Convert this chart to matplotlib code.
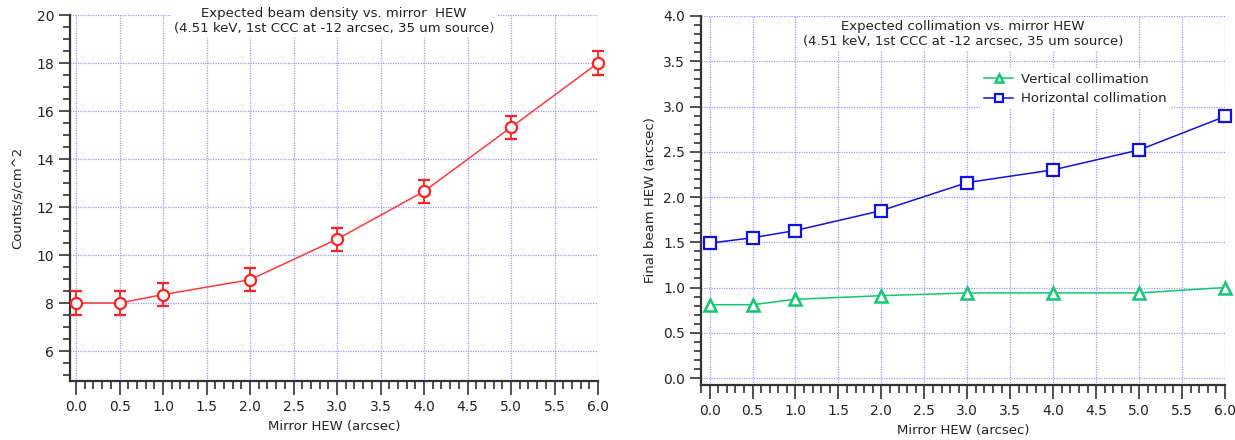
import matplotlib
matplotlib.use("Agg")
import matplotlib.pyplot as plt
from matplotlib.ticker import MultipleLocator, FormatStrFormatter

mirror_hew = [0.0, 0.5, 1.0, 2.0, 3.0, 4.0, 5.0, 6.0]
density = [8.0, 8.0, 8.35, 8.97, 10.66, 12.65, 15.32, 18.0]
density_err = [0.5, 0.5, 0.48, 0.48, 0.48, 0.48, 0.48, 0.5]
vertical = [0.81, 0.81, 0.87, 0.91, 0.94, 0.94, 0.94, 1.0]
horizontal = [1.49, 1.55, 1.63, 1.85, 2.16, 2.30, 2.52, 2.89]

title_left = "Expected beam density vs. mirror  HEW\n(4.51 keV, 1st CCC at -12 arcsec, 35 um source)"
title_right = "Expected collimation vs. mirror HEW\n(4.51 keV, 1st CCC at -12 arcsec, 35 um source)"

plt.rcParams['font.family'] = ['DejaVu Sans']
fig = plt.figure(figsize=(12.35, 4.4), dpi=100)

grid_col = '#9a9aff'
spine_col = '#333333'
red = '#ff2020'
green = '#10c870'
blue = '#1010e8'


def style(ax):
    for s in ['top', 'right']:
        ax.spines[s].set_visible(False)
    for s in ['left', 'bottom']:
        ax.spines[s].set_color(spine_col)
        ax.spines[s].set_linewidth(1.6)
    ax.xaxis.set_major_locator(MultipleLocator(0.5))
    ax.xaxis.set_minor_locator(MultipleLocator(0.1))
    ax.xaxis.set_major_formatter(FormatStrFormatter('%.1f'))
    ax.tick_params(axis='both', which='major', direction='out', color=spine_col,
                   width=1.2, labelsize=10, labelcolor='#222222')
    ax.tick_params(axis='x', which='major', length=10, pad=4)
    ax.tick_params(axis='x', which='minor', length=6, width=1.2, color=spine_col)
    ax.tick_params(axis='y', which='major', length=8)
    ax.tick_params(axis='y', which='minor', length=5, width=1.2, color=spine_col)
    ax.grid(True, which='major', color=grid_col, linestyle=(0, (1, 1)), linewidth=0.9)
    ax.set_axisbelow(True)
    ax.set_xlabel("Mirror HEW (arcsec)", fontsize=9.5, color='#222222', labelpad=4)


ax1 = fig.add_axes([70/1235, 1-381/440, 528/1235, 366/440])
style(ax1)
ax1.set_xlim(-0.07, 6.0)
ax1.set_ylim(4.75, 20)
ax1.yaxis.set_major_locator(MultipleLocator(2))
ax1.yaxis.set_minor_locator(MultipleLocator(0.5))
ax1.set_yticks([6, 8, 10, 12, 14, 16, 18, 20])
ax1.errorbar(mirror_hew, density, yerr=density_err, color='#ff3838', lw=1.1,
             marker='o', ms=8, mfc='white', mec=red, mew=1.6,
             ecolor=red, elinewidth=1.3, capsize=4, capthick=1.3, clip_on=False, zorder=3)
ax1.set_ylabel("Counts/s/cm^2", fontsize=9.5, color='#222222', labelpad=8)
ax1.text(0.5, 1.022, title_left, transform=ax1.transAxes, ha='center', va='top',
         fontsize=9.5, color='#222222', linespacing=1.25,
         bbox=dict(facecolor='white', edgecolor='none', pad=2), zorder=5)

ax2 = fig.add_axes([701/1235, 1-385/440, 524/1235, 369/440])
style(ax2)
ax2.set_xlim(-0.1, 6.0)
ax2.set_ylim(-0.077, 4.0)
ax2.yaxis.set_major_locator(MultipleLocator(0.5))
ax2.yaxis.set_minor_locator(MultipleLocator(0.1))
ax2.yaxis.set_major_formatter(FormatStrFormatter('%.1f'))
ax2.plot(mirror_hew, vertical, color=green, lw=1.1, marker='^', ms=8, mfc='white',
         mec=green, mew=1.8, clip_on=False, zorder=3, label="Vertical collimation")
ax2.plot(mirror_hew, horizontal, color=blue, lw=1.1, marker='s', ms=8, mfc='white',
         mec=blue, mew=1.6, clip_on=False, zorder=3, label="Horizontal collimation")
ax2.set_ylabel("Final beam HEW (arcsec)", fontsize=9.5, color='#222222', labelpad=4)
ax2.text(0.5, 0.99, title_right, transform=ax2.transAxes, ha='center', va='top',
         fontsize=9.5, color='#222222', linespacing=1.25,
         bbox=dict(facecolor='white', edgecolor='none', pad=2), zorder=5)
leg = ax2.legend(loc='upper left', bbox_to_anchor=(0.52, 0.875), frameon=True,
                 fontsize=9.5, handlelength=2.2, markerscale=0.65, borderpad=0.3,
                 labelspacing=0.5, handletextpad=0.6)
leg.get_frame().set_edgecolor('none')
leg.get_frame().set_facecolor('white')
leg.get_frame().set_alpha(1)
for t in leg.get_texts():
    t.set_color('#222222')

fig.savefig("out.png", dpi=100)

= = = =

• _WHAT IS ASKED_: Begin at the first line of the data above and repeat each line exactly, stopping after the line containing "fig = plt.figure(figsize=(12.35, 4.4), dpi=100)". Omit the pictures.

• _FINISHED EXERCISE_:
Convert this chart to matplotlib code.
import matplotlib
matplotlib.use("Agg")
import matplotlib.pyplot as plt
from matplotlib.ticker import MultipleLocator, FormatStrFormatter

mirror_hew = [0.0, 0.5, 1.0, 2.0, 3.0, 4.0, 5.0, 6.0]
density = [8.0, 8.0, 8.35, 8.97, 10.66, 12.65, 15.32, 18.0]
density_err = [0.5, 0.5, 0.48, 0.48, 0.48, 0.48, 0.48, 0.5]
vertical = [0.81, 0.81, 0.87, 0.91, 0.94, 0.94, 0.94, 1.0]
horizontal = [1.49, 1.55, 1.63, 1.85, 2.16, 2.30, 2.52, 2.89]

title_left = "Expected beam density vs. mirror  HEW\n(4.51 keV, 1st CCC at -12 arcsec, 35 um source)"
title_right = "Expected collimation vs. mirror HEW\n(4.51 keV, 1st CCC at -12 arcsec, 35 um source)"

plt.rcParams['font.family'] = ['DejaVu Sans']
fig = plt.figure(figsize=(12.35, 4.4), dpi=100)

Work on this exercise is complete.